Will the Senate remove Trump? That depends on first-followers
By Susan Caba
Senate Majority Leader Mitch McConnell vows to block removal of Donald J. Trump from office, if the House of Representatives votes to impeach the president.
“The way that impeachment stops is a Senate majority with me as majority leader,” McConnell says in a recently launched fundraising campaign. He may be right—twenty GOP senators would have to defect from the party line for the Senate to reach the 67 votes needed to remove Trump from office.
Fat chance of that happening, according to the nation’s chattering classes of pundits and politicians. McConnell controls committee assignments, choice pieces of legislative pork, and two multi-million-dollar super-PACs senators depend upon for their re-election efforts. Defy him at your peril.
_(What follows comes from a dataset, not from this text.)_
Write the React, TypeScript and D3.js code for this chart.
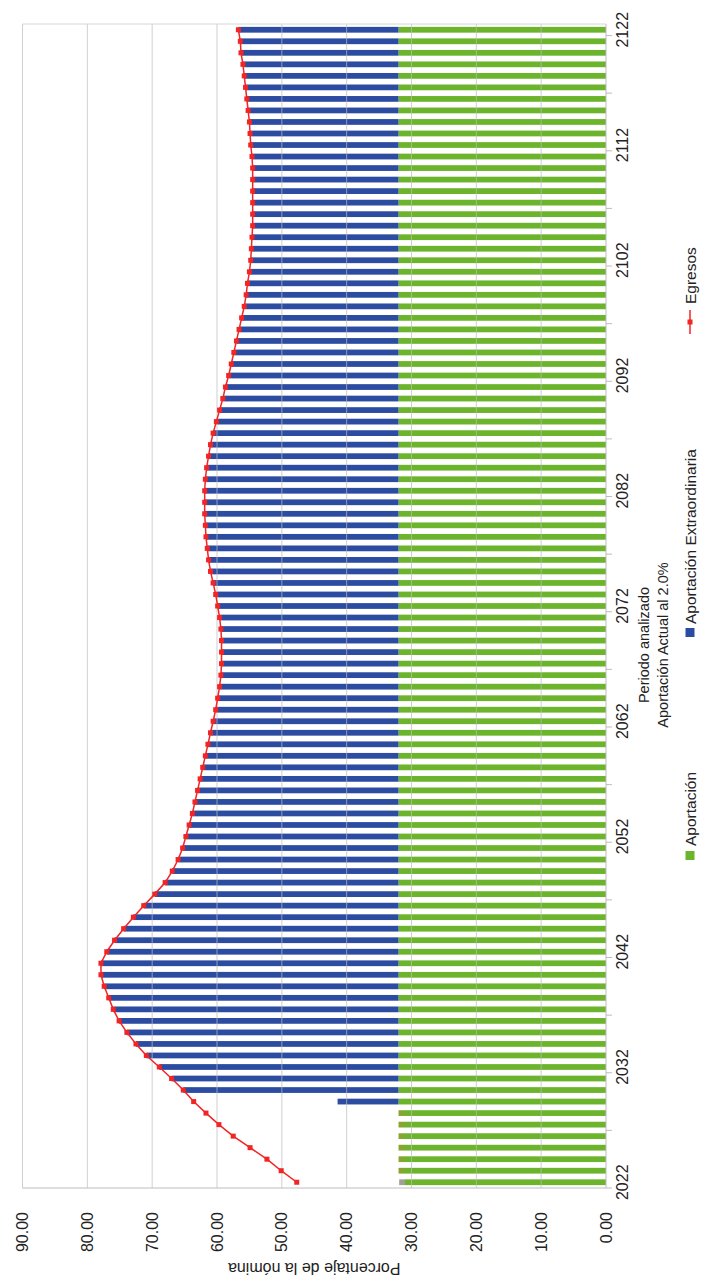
import React from "react";
import * as d3 from "d3";

const years: string[] = [
  "2022","2023","2024","2025","2026","2027","2028","2029","2030","2031",
  "2032","2033","2034","2035","2036","2037","2038","2039","2040","2041",
  "2042","2043","2044","2045","2046","2047","2048","2049","2050","2051",
  "2052","2053","2054","2055","2056","2057","2058","2059","2060","2061",
  "2062","2063","2064","2065","2066","2067","2068","2069","2070","2071",
  "2072","2073","2074","2075","2076","2077","2078","2079","2080","2081",
  "2082","2083","2084","2085","2086","2087","2088","2089","2090","2091",
  "2092","2093","2094","2095","2096","2097","2098","2099","2100","2101",
  "2102","2103","2104","2105","2106","2107","2108","2109","2110","2111",
  "2112","2113","2114","2115","2116","2117","2118","2119","2120","2121",
  "2122"
];

const yearTicks: string[] = ["2022","2032","2042","2052","2062","2072","2082","2092","2102","2112","2122"];
const valueTicks: number[] = [0, 10, 20, 30, 40, 50, 60, 70, 80, 90];

// Aportación (green)
const aportacion: number[] = [
  31.0,31.0,31.0,31.0,31.0,31.0,31.0,32.0,32.0,32.0,
  32.0,32.0,32.0,32.0,32.0,32.0,32.0,32.0,32.0,32.0,
  32.0,32.0,32.0,32.0,32.0,32.0,32.0,32.0,32.0,32.0,
  32.0,32.0,32.0,32.0,32.0,32.0,32.0,32.0,32.0,32.0,
  32.0,32.0,32.0,32.0,32.0,32.0,32.0,32.0,32.0,32.0,
  32.0,32.0,32.0,32.0,32.0,32.0,32.0,32.0,32.0,32.0,
  32.0,32.0,32.0,32.0,32.0,32.0,32.0,32.0,32.0,32.0,
  32.0,32.0,32.0,32.0,32.0,32.0,32.0,32.0,32.0,32.0,
  32.0,32.0,32.0,32.0,32.0,32.0,32.0,32.0,32.0,32.0,
  32.0,32.0,32.0,32.0,32.0,32.0,32.0,32.0,32.0,32.0,
  32.0
];

// small extra segment on the first bars (unlabelled)
const extra: number[] = [
  0.9,1.0,1.0,1.0,1.0,1.0,1.0,0,0,0,
  0,0,0,0,0,0,0,0,0,0,0,0,0,0,0,0,0,0,0,0,
  0,0,0,0,0,0,0,0,0,0,0,0,0,0,0,0,0,0,0,0,
  0,0,0,0,0,0,0,0,0,0,0,0,0,0,0,0,0,0,0,0,
  0,0,0,0,0,0,0,0,0,0,0,0,0,0,0,0,0,0,0,0,
  0,0,0,0,0,0,0,0,0,0,0
];

// Aportación Extraordinaria (blue)
const extraordinaria: number[] = [
  0,0,0,0,0,0,0,9.4,33.2,35.0,
  36.9,38.9,40.5,41.9,43.1,44.0,44.7,45.4,45.9,45.9,
  45.0,43.8,42.4,40.9,39.3,37.6,36.0,34.9,34.0,33.3,
  32.8,32.3,31.8,31.4,31.0,30.6,30.2,29.8,29.4,29.0,
  28.6,28.2,27.9,27.6,27.4,27.3,27.3,27.3,27.4,27.6,
  27.9,28.2,28.6,29.0,29.3,29.5,29.7,29.8,29.9,29.9,
  29.9,29.8,29.6,29.3,29.0,28.6,28.1,27.6,27.1,26.7,
  26.2,25.8,25.4,25.0,24.6,24.2,23.8,23.5,23.3,23.0,
  22.8,22.7,22.6,22.5,22.5,22.5,22.5,22.5,22.5,22.6,
  22.8,22.9,23.0,23.2,23.4,23.6,23.8,24.0,24.3,24.4,
  24.7
];

// Egresos (red line)
const egresos: number[] = [
  47.7,50.1,52.3,54.9,57.5,59.7,61.7,63.6,65.2,67.0,
  68.9,70.9,72.5,73.9,75.1,76.0,76.7,77.4,77.9,77.9,
  77.0,75.8,74.4,72.9,71.3,69.6,68.0,66.9,66.0,65.3,
  64.8,64.3,63.8,63.4,63.0,62.6,62.2,61.8,61.4,61.0,
  60.6,60.2,59.9,59.6,59.4,59.3,59.3,59.3,59.4,59.6,
  59.9,60.2,60.6,61.0,61.3,61.5,61.7,61.8,61.9,61.9,
  61.9,61.8,61.6,61.3,61.0,60.6,60.1,59.6,59.1,58.7,
  58.2,57.8,57.4,57.0,56.6,56.2,55.8,55.5,55.3,55.0,
  54.8,54.7,54.6,54.5,54.5,54.5,54.5,54.5,54.5,54.6,
  54.8,54.9,55.0,55.2,55.4,55.6,55.8,56.0,56.3,56.4,
  56.7
];

const W = 722;
const H = 1286;
const FONT = "'Liberation Sans', Arial, sans-serif";
const GREEN = "#6cb42c";
const BLUE = "#2c4ca2";
const RED = "#f22424";
const GRID = "#bdbdbd";

export default function App() {
  // inner (unrotated) frame: width H, height W
  const x = d3.scaleBand<string>().domain(years).range([98, 1262]).paddingInner(0.5).paddingOuter(0.25);
  const y = d3.scaleLinear().domain([0, 90]).range([606, 22.5]);
  const bw = x.bandwidth();
  const step = x.step();
  const cx = (yr: string) => (x(yr) as number) + bw / 2;

  const line = d3
    .line<number>()
    .x((_, i) => cx(years[i]))
    .y((d) => y(d));

  const tickIdx = d3.range(0, years.length + 1, 5);

  return (
    <div style={{ position: "absolute", left: 0, top: 0 }}>
      <svg width={W} height={H} style={{ display: "block", background: "#fff" }} fontFamily={FONT}>
        <g transform={`translate(0,${H}) rotate(-90)`}>
          {/* bars */}
          {years.map((yr, i) => {
            const g0 = y(0);
            const g1 = y(aportacion[i]);
            const e1 = y(aportacion[i] + extra[i]);
            const b1 = y(aportacion[i] + extra[i] + extraordinaria[i]);
            return (
              <g key={yr}>
                <rect x={x(yr)} y={g1} width={bw} height={g0 - g1} fill={GREEN} />
                {extra[i] > 0 && (
                  <rect x={x(yr)} y={e1} width={bw} height={g1 - e1} fill={i === 0 ? "#a0a098" : "#86a630"} />
                )}
                {extraordinaria[i] > 0 && (
                  <rect x={x(yr)} y={b1} width={bw} height={e1 - b1} fill={BLUE} />
                )}
              </g>
            );
          })}
          {/* grid lines over bars */}
          {valueTicks.map((v) => (
            <line key={v} x1={98} x2={1262} y1={y(v)} y2={y(v)} stroke={GRID} strokeWidth={1} opacity={v === 0 ? 1 : 0.7} />
          ))}
          {/* plot border edges */}
          <line x1={98} x2={98} y1={y(90)} y2={y(0)} stroke={GRID} strokeWidth={1.2} />
          <line x1={1262} x2={1262} y1={y(90)} y2={y(0)} stroke="#d6d6d6" strokeWidth={1} />
          {/* category ticks */}
          {tickIdx.map((k) => {
            const px = 98 + step * k;
            return <line key={k} x1={px} x2={px} y1={y(0)} y2={y(0) + 6} stroke={GRID} strokeWidth={1} />;
          })}
          {/* Egresos line */}
          <path d={line(egresos) || ""} fill="none" stroke={RED} strokeWidth={1.5} />
          {egresos.map((v, i) => (
            <rect key={i} x={cx(years[i]) - 2.5} y={y(v) - 2.5} width={5} height={5} fill={RED} />
          ))}
          {/* year labels */}
          {yearTicks.map((yr) => (
            <text key={yr} x={cx(yr)} y={622} textAnchor="middle" dominantBaseline="central" fontSize={16} fill="#222">
              {yr}
            </text>
          ))}
          {/* value labels */}
          {valueTicks.map((v) => (
            <text key={v} x={74} y={y(v)} textAnchor="end" dominantBaseline="central" fontSize={16} fill="#222">
              {v.toFixed(2)}
            </text>
          ))}
          {/* axis title */}
          <text transform={`translate(18,${(y(0) + y(90)) / 2}) rotate(-90)`} textAnchor="middle" dominantBaseline="central" fontSize={16} fill="#222">
            Porcentaje de la nómina
          </text>
          {/* x axis titles */}
          <text x={641} y={644} textAnchor="middle" dominantBaseline="central" fontSize={14.5} fill="#222">
            Periodo analizado
          </text>
          <text x={641} y={663} textAnchor="middle" dominantBaseline="central" fontSize={14.5} fill="#222">
            Aportación Actual al 2.0%
          </text>
          {/* legend */}
          <rect x={426} y={685.5} width={9} height={9} fill={GREEN} />
          <text x={440} y={690} dominantBaseline="central" fontSize={15.5} fill="#222">Aportación</text>
          <rect x={649} y={685.5} width={9} height={9} fill={BLUE} />
          <text x={662} y={690} dominantBaseline="central" fontSize={15.5} fill="#222">Aportación Extraordinaria</text>
          <line x1={952} x2={976} y1={690} y2={690} stroke={RED} strokeWidth={1.5} />
          <rect x={961.5} y={687.5} width={5} height={5} fill={RED} />
          <text x={982} y={690} dominantBaseline="central" fontSize={15.5} fill="#222">Egresos</text>
        </g>
      </svg>
    </div>
  );
}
But I sense a few chinks in the solid red wall McConnell has assembled in the Senate, with his 53-member majority. I wouldn’t even be surprised, if it comes to a Senate trial, if McConnell votes for Trump’s removal himself on charges of asking foreign countries to investigate the son of one of his political rivals.
Call it the Colin Kaepernick Effect.
The quarterback of the San Francisco 49er’s started a lonely protest in the 2016 pre-season, kneeling during the national anthem to protest police brutality against minorities. By the start of the 2017 season, his “take-a-knee” movement had spread throughout the National Football League—bolstered by caustic remarks by President Trump. The following year, basketball and baseball players were taking a knee before their games, too.
It was a classic demonstration of the importance of followers—especially first followers. What is a “first follower?”
Simply put, a “first follower” is the person who helps turn an idea into a movement. Without that person and the next few followers, a brilliant idea may go nowhere. Or, as entrepreneur Derek Sivers put it: “The first follower is what transforms a lone nut into a leader.”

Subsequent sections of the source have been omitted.